Tuesday, 16 December 2014: 8:45 AM
Erich T Hester and Abenezer Nida, Virginia Polytechnic Institute and State University, Blacksburg, VA, United States
The hyporheic zone is the region where surface water and groundwater interact beneath and adjacent to stream and river systems. The hyporheic zone has been shown to affect water quality constituents such as heat, pollutants, and nutrients in this interfacial region. Recent modeling studies have shown that some compounds upwelling from groundwater toward surface water only react when water originating in surface water and groundwater mix at the edge of the hyporheic zone. These “mixing-dependent” reactions may be important for addressing upwelling pollution, yet depend on the extent of the mixing zone. Recent modeling studies have also shown this mixing zone to be thin, but this has not been confirmed in lab or field studies. Our current study took the first step toward such confirmation by simulating mixing between hyporheic flow cells and upwelling groundwater in a 1.7 m x 1m flow-through laboratory sediment mesocosm.
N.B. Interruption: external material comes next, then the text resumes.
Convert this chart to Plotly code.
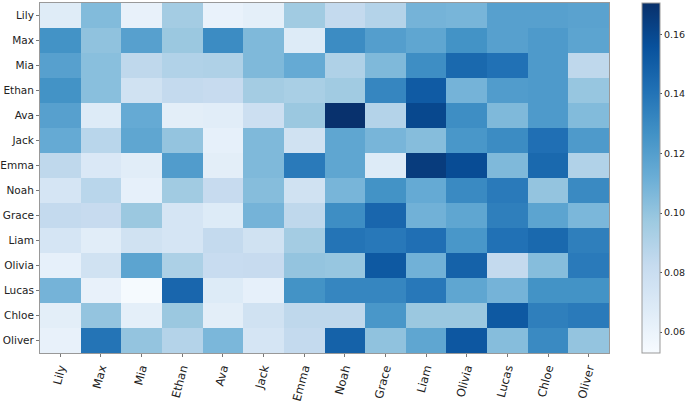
import plotly.graph_objects as go

# nomes nos dois eixos (mesma ordem)
names = ['Lily', 'Max', 'Mia', 'Ethan', 'Ava', 'Jack', 'Emma',
         'Noah', 'Grace', 'Liam', 'Olivia', 'Lucas', 'Chloe', 'Oliver']

# uma lista por linha (de cima para baixo)
row_lily = [0.067, 0.105, 0.062, 0.095, 0.061, 0.064, 0.096, 0.083, 0.089, 0.109, 0.108, 0.119, 0.119, 0.118]
row_max = [0.126, 0.101, 0.119, 0.098, 0.129, 0.106, 0.068, 0.129, 0.120, 0.116, 0.126, 0.119, 0.122, 0.117]
row_mia = [0.119, 0.103, 0.085, 0.090, 0.091, 0.106, 0.114, 0.091, 0.106, 0.128, 0.145, 0.141, 0.122, 0.085]
row_ethan = [0.126, 0.103, 0.076, 0.083, 0.082, 0.095, 0.093, 0.096, 0.132, 0.151, 0.109, 0.121, 0.122, 0.099]
row_ava = [0.119, 0.068, 0.114, 0.065, 0.066, 0.079, 0.098, 0.170, 0.089, 0.160, 0.128, 0.106, 0.122, 0.105]
row_jack = [0.114, 0.087, 0.116, 0.100, 0.063, 0.106, 0.076, 0.116, 0.108, 0.104, 0.124, 0.129, 0.142, 0.122]
row_emma = [0.085, 0.070, 0.066, 0.121, 0.065, 0.106, 0.137, 0.116, 0.068, 0.165, 0.158, 0.106, 0.145, 0.090]
row_noah = [0.073, 0.087, 0.063, 0.096, 0.082, 0.104, 0.076, 0.108, 0.126, 0.114, 0.130, 0.137, 0.100, 0.130]
row_grace = [0.083, 0.082, 0.098, 0.073, 0.068, 0.109, 0.085, 0.128, 0.146, 0.110, 0.116, 0.135, 0.117, 0.107]
row_liam = [0.073, 0.066, 0.076, 0.073, 0.083, 0.076, 0.095, 0.140, 0.138, 0.142, 0.124, 0.141, 0.145, 0.135]
row_olivia = [0.063, 0.076, 0.117, 0.092, 0.081, 0.082, 0.100, 0.099, 0.152, 0.110, 0.148, 0.083, 0.104, 0.137]
row_lucas = [0.109, 0.062, 0.054, 0.146, 0.068, 0.063, 0.126, 0.132, 0.132, 0.138, 0.116, 0.109, 0.126, 0.126]
row_chloe = [0.065, 0.100, 0.064, 0.098, 0.065, 0.076, 0.085, 0.085, 0.124, 0.098, 0.098, 0.152, 0.135, 0.137]
row_oliver = [0.062, 0.140, 0.100, 0.089, 0.107, 0.073, 0.083, 0.148, 0.101, 0.116, 0.153, 0.104, 0.130, 0.100]

z = [row_lily, row_max, row_mia, row_ethan, row_ava, row_jack, row_emma,
     row_noah, row_grace, row_liam, row_olivia, row_lucas, row_chloe, row_oliver]

# escala Blues do colorbrewer (igual à do matplotlib)
blues = ['rgb(247,251,255)', 'rgb(222,235,247)', 'rgb(198,219,239)', 'rgb(158,202,225)',
         'rgb(107,174,214)', 'rgb(66,146,198)', 'rgb(33,113,181)', 'rgb(8,81,156)', 'rgb(8,48,107)']
escala = [[i / 8, c] for i, c in enumerate(blues)]

fig = go.Figure(go.Heatmap(
    z=z, x=names, y=names,
    colorscale=escala, zmin=0.053, zmax=0.1705,
    colorbar=dict(
        x=1.058, xanchor='left', y=0.5, yanchor='middle',
        len=1.0, lenmode='fraction', thickness=18, ypad=0, xpad=0,
        outlinecolor='#999999', outlinewidth=1,
        tickvals=[0.06, 0.08, 0.10, 0.12, 0.14, 0.16],
        ticktext=['0.06', '0.08', '0.10', '0.12', '0.14', '0.16'],
        ticks='outside', ticklen=2, tickcolor='#555555',
        tickfont=dict(size=9.5, color='#222222'),
    ),
))

fig.update_layout(
    width=685, height=404,
    margin=dict(l=40, r=76, t=3, b=51, autoexpand=False),
    plot_bgcolor='white', paper_bgcolor='white',
    font=dict(family='DejaVu Sans', color='#222222'),
    xaxis=dict(tickangle=-75, tickfont=dict(size=11.5), ticks='outside', ticklen=3,
               tickcolor='#777777', showline=True, mirror=True, linecolor='#999999',
               linewidth=1, showgrid=False, automargin=False),
    yaxis=dict(autorange='reversed', tickfont=dict(size=10.5), ticks='outside', ticklen=3,
               tickcolor='#777777', showline=True, mirror=True, linecolor='#999999',
               linewidth=1, showgrid=False, automargin=False),
)

# tira a margem padrão do <body> para a figura ficar no canto da janela
fig.write_html("out.html", config={'displayModeBar': False},
               post_script="document.body.style.margin='0px';")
We used tracer dyes and digital photographs taken through the glass wall of the mesocosm to quantify mixing zone thickness. We varied key hydraulic controls such as the surface water head drop that drives the hyporheic flow cells. Steady-state results confirm the thin mixing zones predicted by the earlier modeling. Mixing zone length increases with increasing surface water head drop, but mixing zone thickness appears to remain relatively constant. Furthermore, if the head drop in surface water changes rapidly, the mixing zone moves through riverbed sediments but does not appear to change appreciably in thickness. As a result, we conclude that mixing zones are probably thin under a range of field conditions. This has implications for one common definition of the hyporheic zone as an area of substantial mixing of surface water and groundwater. Thin mixing zones also may limit mixing-dependent reactions of upwelling contaminants, which bears further study.